Exeunt: lightning and thunder, shock and awe. Dust, ash, fog, fire, smoke, sand, blood, and a good deal of waste now moves to the wings. The stage, however, remains occupied. The question posed at curtain-rise has not been answered. Why did we go to war? If no real weapons of mass destruction are found, the question will keen in pitch.
Or, if more likely, such weapons are uncovered in Iraq — not a tenth, not a hundredth of what we possess — but, yes, if such weapons are there, it is also likely that even more have been moved to new hiding places beyond Iraq. If that is so, horrific events could ensue. Should they take place, we can count on a predictable response: “Good, honest, innocent Americans died today because of evil al-Qaeda terrorists.” Yes, we will hear the President’s voice speaking before he even utters such words. (For those of us who do not like George Bush, we may as well recognise that putting up with him in the Oval Office is like being married to a mate who always says exactly what you know in advance he or she is going to say, which also helps to account for why the other half of America loves him.)
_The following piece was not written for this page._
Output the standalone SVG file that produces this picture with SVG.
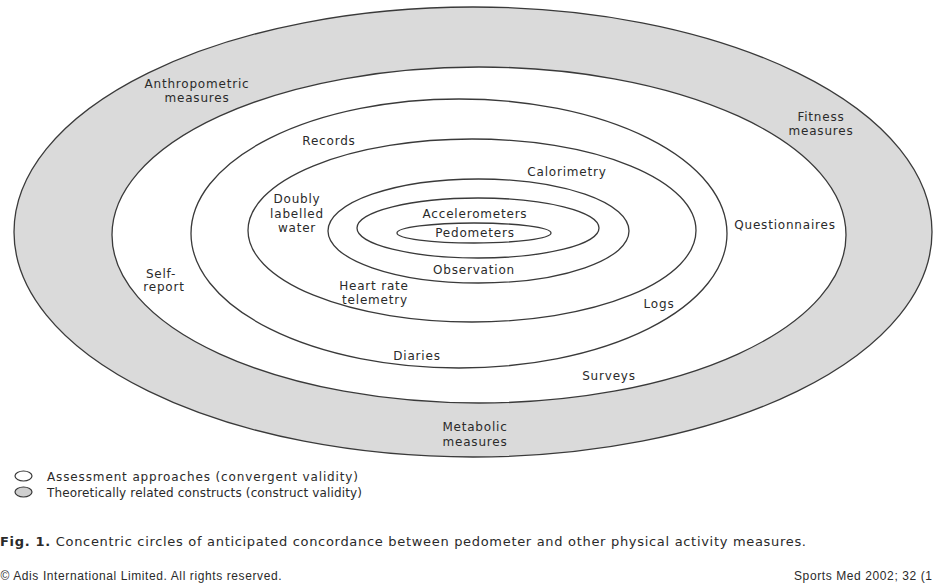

The key question remains — why did we go to war? It is not yet answered. In the end, it is likely that a host of responses will produce a cognitive stew, which does, at least, open the way to offering one’s own notion. We went to war, I could say, because we very much needed a war. The US economy was sinking, the market was gloomy and down, and some classic bastions of the erstwhile American faith (corporate integrity, the FBI, and the Catholic Church, to cite but three) had each suffered a separate and grievous loss of face. Since our Administration was probably not ready to solve any one of the serious problems before it, it was natural to feel the impulse to move into larger ventures, thrusts into the empyrean-war!
Be it said that the Administration knew something a good many of us did not — it knew that we had a very good, perhaps even an extraordinarily good, if essentially untested, group of Armed Forces, a skilled, disciplined, well-motivated military, career-focused and run by a field-rank and general staff who were intelligent, articulate, and considerably less corrupt than any other power group in America.